◆ Recorded data ◆
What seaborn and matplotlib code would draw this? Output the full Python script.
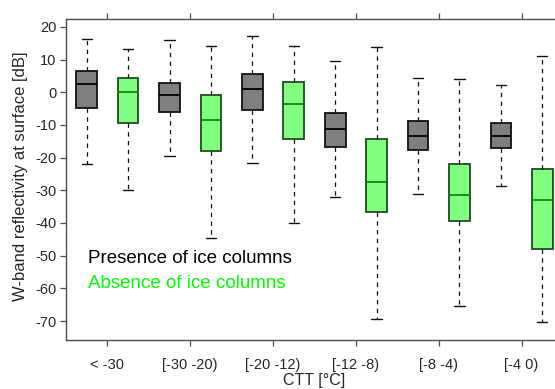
import numpy as np
import pandas as pd
import matplotlib
matplotlib.use("Agg")
import matplotlib.pyplot as plt
import seaborn as sns

categories = ["< -30", "[-30 -20)", "[-20 -12)", "[-12 -8)", "[-8 -4)", "[-4 0)"]
groups = ["Presence of ice columns", "Absence of ice columns"]

# five-number summaries per category: [whisker low, Q1, median, Q3, whisker high]
presence_stats = [
    [-22.0, -4.9, 2.6, 6.6, 16.2],
    [-19.5, -6.1, -0.9, 2.9, 15.9],
    [-21.8, -5.3, 1.1, 5.7, 17.3],
    [-32.2, -16.9, -11.3, -6.3, 9.7],
    [-31.1, -17.7, -13.4, -8.8, 4.5],
    [-28.7, -17.2, -13.4, -9.5, 2.1],
]
absence_stats = [
    [-30.0, -9.3, 0.2, 4.5, 13.1],
    [-44.5, -18.1, -8.5, -0.7, 14.0],
    [-40.1, -14.2, -3.6, 3.2, 14.0],
    [-69.5, -36.5, -27.6, -14.2, 13.7],
    [-65.5, -39.4, -31.4, -22.0, 4.0],
    [-70.4, -48.1, -33.1, -23.6, 11.0],
]

rows = []
for cat, ps, ab in zip(categories, presence_stats, absence_stats):
    for v in ps:
        rows.append((cat, groups[0], v))
    for v in ab:
        rows.append((cat, groups[1], v))
df = pd.DataFrame(rows, columns=["CTT", "group", "dBZ"])

sns.set_style("white")
plt.rcParams['font.family'] = ['Liberation Sans', 'DejaVu Sans']
plt.rcParams['axes.unicode_minus'] = False

W, H = 555, 389
fig = plt.figure(figsize=(W / 100, H / 100), dpi=100)
ax = fig.add_axes([66 / W, 1 - 340 / H, 497 / W, (340 - 18.7) / H])

palette = {groups[0]: "#7f7f7f", groups[1]: "#80ff80"}
edge = {groups[0]: "#111111", groups[1]: "#1d4d1d"}
med = {groups[0]: "#000000", groups[1]: "#0a8a0a"}

for g in groups:
    sub = df[df["group"] == g]
    sns.boxplot(data=sub, x="CTT", y="dBZ", hue="group", hue_order=groups,
                order=categories, palette=palette, saturation=1,
                width=1.0, gap=0.5, dodge=True, whis=(0, 100), showfliers=False,
                linecolor=edge[g], linewidth=1.3,
                medianprops=dict(color=med[g], linewidth=1.3),
                whiskerprops=dict(color="#111111", linestyle=(0, (3.5, 3.5)), linewidth=0.9),
                capprops=dict(color="#111111", linewidth=1.0),
                legend=False, ax=ax)

ax.set_xlim(-0.5, 5.5)
ax.set_ylim(-75.8, 22.5)
ax.set_yticks(np.arange(-70, 21, 10))
ax.set_xlabel("")
ax.set_ylabel("W-band reflectivity at surface [dB]", fontsize=12, color="#262626")
ax.yaxis.set_label_coords((28 - 66) / 497, (340 - 176) / (340 - 18.7))

for s in ["left", "bottom", "top"]:
    ax.spines[s].set_visible(True)
    ax.spines[s].set_color("#4d4d4d")
    ax.spines[s].set_linewidth(1.0)
ax.spines["right"].set_visible(False)

ax.tick_params(axis="x", which="both", direction="out", length=4, width=0.9, color="#4d4d4d",
               top=True, bottom=True, labelsize=10.5, labelcolor="#262626", pad=9)
ax.tick_params(axis="y", direction="out", length=4, width=0.9, color="#4d4d4d",
               left=True, labelsize=10.5, labelcolor="#262626", pad=3)

fig.text(314.5 / W, 1 - 381 / H, "CTT [°C]", ha="center", va="center", fontsize=11.5, color="#262626")

fig.text(88 / W, 1 - 263 / H, "Presence of ice columns", fontsize=13.5, color="black",
         va="baseline", ha="left")
fig.text(88 / W, 1 - 288 / H, "Absence of ice columns", fontsize=13.5, color="#00ff00",
         va="baseline", ha="left")

fig.savefig("out.png", dpi=100)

◆ Your objective ◆
Reproduce the data word for word, excluding its pictures.

◆ The answer ◆
What seaborn and matplotlib code would draw this? Output the full Python script.
import numpy as np
import pandas as pd
import matplotlib
matplotlib.use("Agg")
import matplotlib.pyplot as plt
import seaborn as sns

categories = ["< -30", "[-30 -20)", "[-20 -12)", "[-12 -8)", "[-8 -4)", "[-4 0)"]
groups = ["Presence of ice columns", "Absence of ice columns"]

# five-number summaries per category: [whisker low, Q1, median, Q3, whisker high]
presence_stats = [
    [-22.0, -4.9, 2.6, 6.6, 16.2],
    [-19.5, -6.1, -0.9, 2.9, 15.9],
    [-21.8, -5.3, 1.1, 5.7, 17.3],
    [-32.2, -16.9, -11.3, -6.3, 9.7],
    [-31.1, -17.7, -13.4, -8.8, 4.5],
    [-28.7, -17.2, -13.4, -9.5, 2.1],
]
absence_stats = [
    [-30.0, -9.3, 0.2, 4.5, 13.1],
    [-44.5, -18.1, -8.5, -0.7, 14.0],
    [-40.1, -14.2, -3.6, 3.2, 14.0],
    [-69.5, -36.5, -27.6, -14.2, 13.7],
    [-65.5, -39.4, -31.4, -22.0, 4.0],
    [-70.4, -48.1, -33.1, -23.6, 11.0],
]

rows = []
for cat, ps, ab in zip(categories, presence_stats, absence_stats):
    for v in ps:
        rows.append((cat, groups[0], v))
    for v in ab:
        rows.append((cat, groups[1], v))
df = pd.DataFrame(rows, columns=["CTT", "group", "dBZ"])

sns.set_style("white")
plt.rcParams['font.family'] = ['Liberation Sans', 'DejaVu Sans']
plt.rcParams['axes.unicode_minus'] = False

W, H = 555, 389
fig = plt.figure(figsize=(W / 100, H / 100), dpi=100)
ax = fig.add_axes([66 / W, 1 - 340 / H, 497 / W, (340 - 18.7) / H])

palette = {groups[0]: "#7f7f7f", groups[1]: "#80ff80"}
edge = {groups[0]: "#111111", groups[1]: "#1d4d1d"}
med = {groups[0]: "#000000", groups[1]: "#0a8a0a"}

for g in groups:
    sub = df[df["group"] == g]
    sns.boxplot(data=sub, x="CTT", y="dBZ", hue="group", hue_order=groups,
                order=categories, palette=palette, saturation=1,
                width=1.0, gap=0.5, dodge=True, whis=(0, 100), showfliers=False,
                linecolor=edge[g], linewidth=1.3,
                medianprops=dict(color=med[g], linewidth=1.3),
                whiskerprops=dict(color="#111111", linestyle=(0, (3.5, 3.5)), linewidth=0.9),
                capprops=dict(color="#111111", linewidth=1.0),
                legend=False, ax=ax)

ax.set_xlim(-0.5, 5.5)
ax.set_ylim(-75.8, 22.5)
ax.set_yticks(np.arange(-70, 21, 10))
ax.set_xlabel("")
ax.set_ylabel("W-band reflectivity at surface [dB]", fontsize=12, color="#262626")
ax.yaxis.set_label_coords((28 - 66) / 497, (340 - 176) / (340 - 18.7))

for s in ["left", "bottom", "top"]:
    ax.spines[s].set_visible(True)
    ax.spines[s].set_color("#4d4d4d")
    ax.spines[s].set_linewidth(1.0)
ax.spines["right"].set_visible(False)

ax.tick_params(axis="x", which="both", direction="out", length=4, width=0.9, color="#4d4d4d",
               top=True, bottom=True, labelsize=10.5, labelcolor="#262626", pad=9)
ax.tick_params(axis="y", direction="out", length=4, width=0.9, color="#4d4d4d",
               left=True, labelsize=10.5, labelcolor="#262626", pad=3)

fig.text(314.5 / W, 1 - 381 / H, "CTT [°C]", ha="center", va="center", fontsize=11.5, color="#262626")

fig.text(88 / W, 1 - 263 / H, "Presence of ice columns", fontsize=13.5, color="black",
         va="baseline", ha="left")
fig.text(88 / W, 1 - 288 / H, "Absence of ice columns", fontsize=13.5, color="#00ff00",
         va="baseline", ha="left")

fig.savefig("out.png", dpi=100)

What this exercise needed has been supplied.